--- begin Supplied information ---
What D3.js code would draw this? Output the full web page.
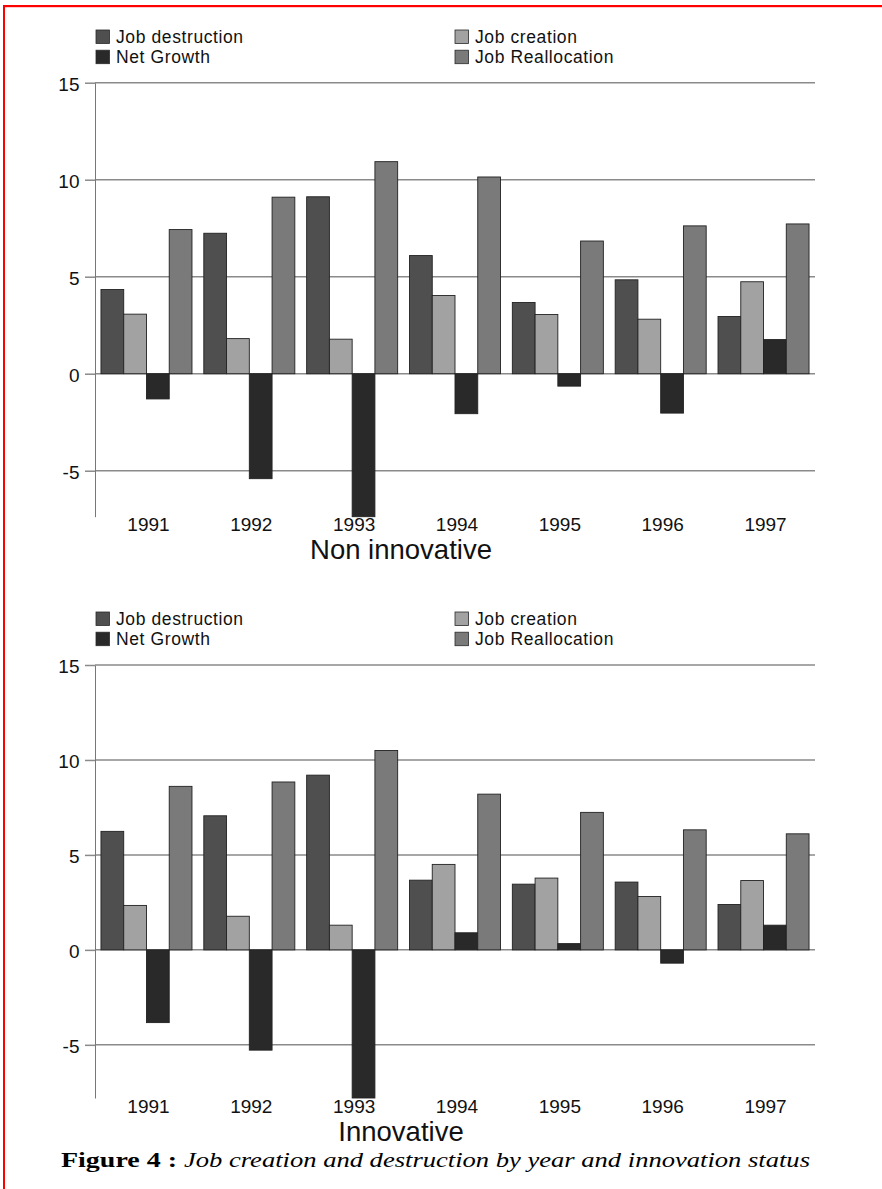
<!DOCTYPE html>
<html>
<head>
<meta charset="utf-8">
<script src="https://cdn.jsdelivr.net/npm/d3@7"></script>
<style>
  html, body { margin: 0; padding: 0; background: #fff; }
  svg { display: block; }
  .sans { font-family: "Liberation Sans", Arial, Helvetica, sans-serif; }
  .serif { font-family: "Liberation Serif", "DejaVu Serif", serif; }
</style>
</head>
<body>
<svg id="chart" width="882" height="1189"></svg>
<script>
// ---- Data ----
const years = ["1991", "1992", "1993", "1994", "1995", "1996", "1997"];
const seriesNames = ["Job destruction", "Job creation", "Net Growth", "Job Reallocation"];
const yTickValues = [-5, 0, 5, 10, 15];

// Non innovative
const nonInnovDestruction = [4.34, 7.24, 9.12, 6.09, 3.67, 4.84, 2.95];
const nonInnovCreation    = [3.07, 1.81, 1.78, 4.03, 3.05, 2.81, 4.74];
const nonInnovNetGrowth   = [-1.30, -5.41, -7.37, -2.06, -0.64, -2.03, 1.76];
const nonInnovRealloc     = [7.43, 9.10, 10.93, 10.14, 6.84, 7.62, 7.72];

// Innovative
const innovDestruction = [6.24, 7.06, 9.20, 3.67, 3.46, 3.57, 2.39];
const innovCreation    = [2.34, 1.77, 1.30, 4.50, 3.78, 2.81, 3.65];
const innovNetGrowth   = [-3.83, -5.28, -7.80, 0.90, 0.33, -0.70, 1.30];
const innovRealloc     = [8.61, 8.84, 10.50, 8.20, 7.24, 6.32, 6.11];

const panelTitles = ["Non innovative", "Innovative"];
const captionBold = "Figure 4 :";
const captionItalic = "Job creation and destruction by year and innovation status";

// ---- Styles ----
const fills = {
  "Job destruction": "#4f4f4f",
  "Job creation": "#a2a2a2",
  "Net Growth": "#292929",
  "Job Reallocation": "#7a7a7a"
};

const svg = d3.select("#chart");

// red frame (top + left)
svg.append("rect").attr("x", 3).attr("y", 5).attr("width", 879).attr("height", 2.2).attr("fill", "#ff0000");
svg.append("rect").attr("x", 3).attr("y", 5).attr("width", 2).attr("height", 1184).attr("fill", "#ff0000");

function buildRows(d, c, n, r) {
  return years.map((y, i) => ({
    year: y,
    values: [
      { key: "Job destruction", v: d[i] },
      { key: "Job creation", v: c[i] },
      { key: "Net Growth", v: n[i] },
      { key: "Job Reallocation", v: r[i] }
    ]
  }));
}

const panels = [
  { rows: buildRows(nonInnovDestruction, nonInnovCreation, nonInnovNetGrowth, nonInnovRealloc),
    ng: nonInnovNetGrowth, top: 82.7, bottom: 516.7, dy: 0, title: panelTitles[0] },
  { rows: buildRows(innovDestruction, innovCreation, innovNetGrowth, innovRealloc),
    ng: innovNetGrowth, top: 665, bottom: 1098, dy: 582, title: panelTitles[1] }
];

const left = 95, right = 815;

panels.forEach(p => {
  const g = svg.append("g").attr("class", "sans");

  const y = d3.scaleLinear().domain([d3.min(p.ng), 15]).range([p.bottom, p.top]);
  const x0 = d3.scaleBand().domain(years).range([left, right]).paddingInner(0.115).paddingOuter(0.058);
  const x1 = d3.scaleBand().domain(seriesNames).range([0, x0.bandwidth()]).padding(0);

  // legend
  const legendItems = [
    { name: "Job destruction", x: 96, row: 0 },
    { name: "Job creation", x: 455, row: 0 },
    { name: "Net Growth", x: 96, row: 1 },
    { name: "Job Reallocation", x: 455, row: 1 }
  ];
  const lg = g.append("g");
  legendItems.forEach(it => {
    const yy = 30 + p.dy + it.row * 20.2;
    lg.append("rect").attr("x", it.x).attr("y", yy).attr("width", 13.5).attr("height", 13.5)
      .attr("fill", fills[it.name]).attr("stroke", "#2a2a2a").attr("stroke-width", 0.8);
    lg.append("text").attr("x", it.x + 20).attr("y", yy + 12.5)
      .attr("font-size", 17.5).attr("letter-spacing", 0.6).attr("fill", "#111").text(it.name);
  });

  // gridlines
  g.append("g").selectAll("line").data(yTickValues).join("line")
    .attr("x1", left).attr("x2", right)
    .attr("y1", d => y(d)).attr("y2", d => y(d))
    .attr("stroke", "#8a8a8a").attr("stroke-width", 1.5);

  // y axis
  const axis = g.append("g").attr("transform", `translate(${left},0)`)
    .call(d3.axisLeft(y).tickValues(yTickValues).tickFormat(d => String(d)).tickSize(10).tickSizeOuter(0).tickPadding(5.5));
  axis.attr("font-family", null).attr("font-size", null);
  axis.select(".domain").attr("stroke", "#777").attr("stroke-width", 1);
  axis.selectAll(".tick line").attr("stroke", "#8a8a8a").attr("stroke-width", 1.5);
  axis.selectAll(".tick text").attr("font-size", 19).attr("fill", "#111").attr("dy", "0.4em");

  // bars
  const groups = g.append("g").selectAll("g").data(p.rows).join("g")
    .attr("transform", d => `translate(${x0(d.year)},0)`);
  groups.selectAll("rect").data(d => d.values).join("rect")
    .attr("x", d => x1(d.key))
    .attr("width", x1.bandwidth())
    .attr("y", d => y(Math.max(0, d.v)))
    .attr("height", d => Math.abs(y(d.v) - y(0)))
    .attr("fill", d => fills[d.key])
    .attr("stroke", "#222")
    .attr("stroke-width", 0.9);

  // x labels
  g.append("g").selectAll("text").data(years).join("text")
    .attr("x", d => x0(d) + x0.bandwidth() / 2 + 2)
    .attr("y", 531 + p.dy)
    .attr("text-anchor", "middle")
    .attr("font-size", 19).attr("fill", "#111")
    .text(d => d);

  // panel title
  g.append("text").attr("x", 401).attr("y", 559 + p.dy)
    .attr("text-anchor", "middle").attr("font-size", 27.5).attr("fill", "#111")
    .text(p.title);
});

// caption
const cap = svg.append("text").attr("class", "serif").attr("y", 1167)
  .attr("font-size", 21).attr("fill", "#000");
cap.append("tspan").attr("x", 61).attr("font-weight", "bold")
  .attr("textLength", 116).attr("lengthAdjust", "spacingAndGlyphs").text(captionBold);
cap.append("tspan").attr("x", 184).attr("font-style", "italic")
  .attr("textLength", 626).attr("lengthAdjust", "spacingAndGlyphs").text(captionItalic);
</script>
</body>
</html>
--- end Supplied information ---
**Goal of the exercise**: Set the lines above down again, word for word, from the first through the one containing "6.84, 7.62, 7.72];"; pictures excluded.

**Response to the exercise**:
What D3.js code would draw this? Output the full web page.
<!DOCTYPE html>
<html>
<head>
<meta charset="utf-8">
<script src="https://cdn.jsdelivr.net/npm/d3@7"></script>
<style>
  html, body { margin: 0; padding: 0; background: #fff; }
  svg { display: block; }
  .sans { font-family: "Liberation Sans", Arial, Helvetica, sans-serif; }
  .serif { font-family: "Liberation Serif", "DejaVu Serif", serif; }
</style>
</head>
<body>
<svg id="chart" width="882" height="1189"></svg>
<script>
// ---- Data ----
const years = ["1991", "1992", "1993", "1994", "1995", "1996", "1997"];
const seriesNames = ["Job destruction", "Job creation", "Net Growth", "Job Reallocation"];
const yTickValues = [-5, 0, 5, 10, 15];

// Non innovative
const nonInnovDestruction = [4.34, 7.24, 9.12, 6.09, 3.67, 4.84, 2.95];
const nonInnovCreation    = [3.07, 1.81, 1.78, 4.03, 3.05, 2.81, 4.74];
const nonInnovNetGrowth   = [-1.30, -5.41, -7.37, -2.06, -0.64, -2.03, 1.76];
const nonInnovRealloc     = [7.43, 9.10, 10.93, 10.14, 6.84, 7.62, 7.72];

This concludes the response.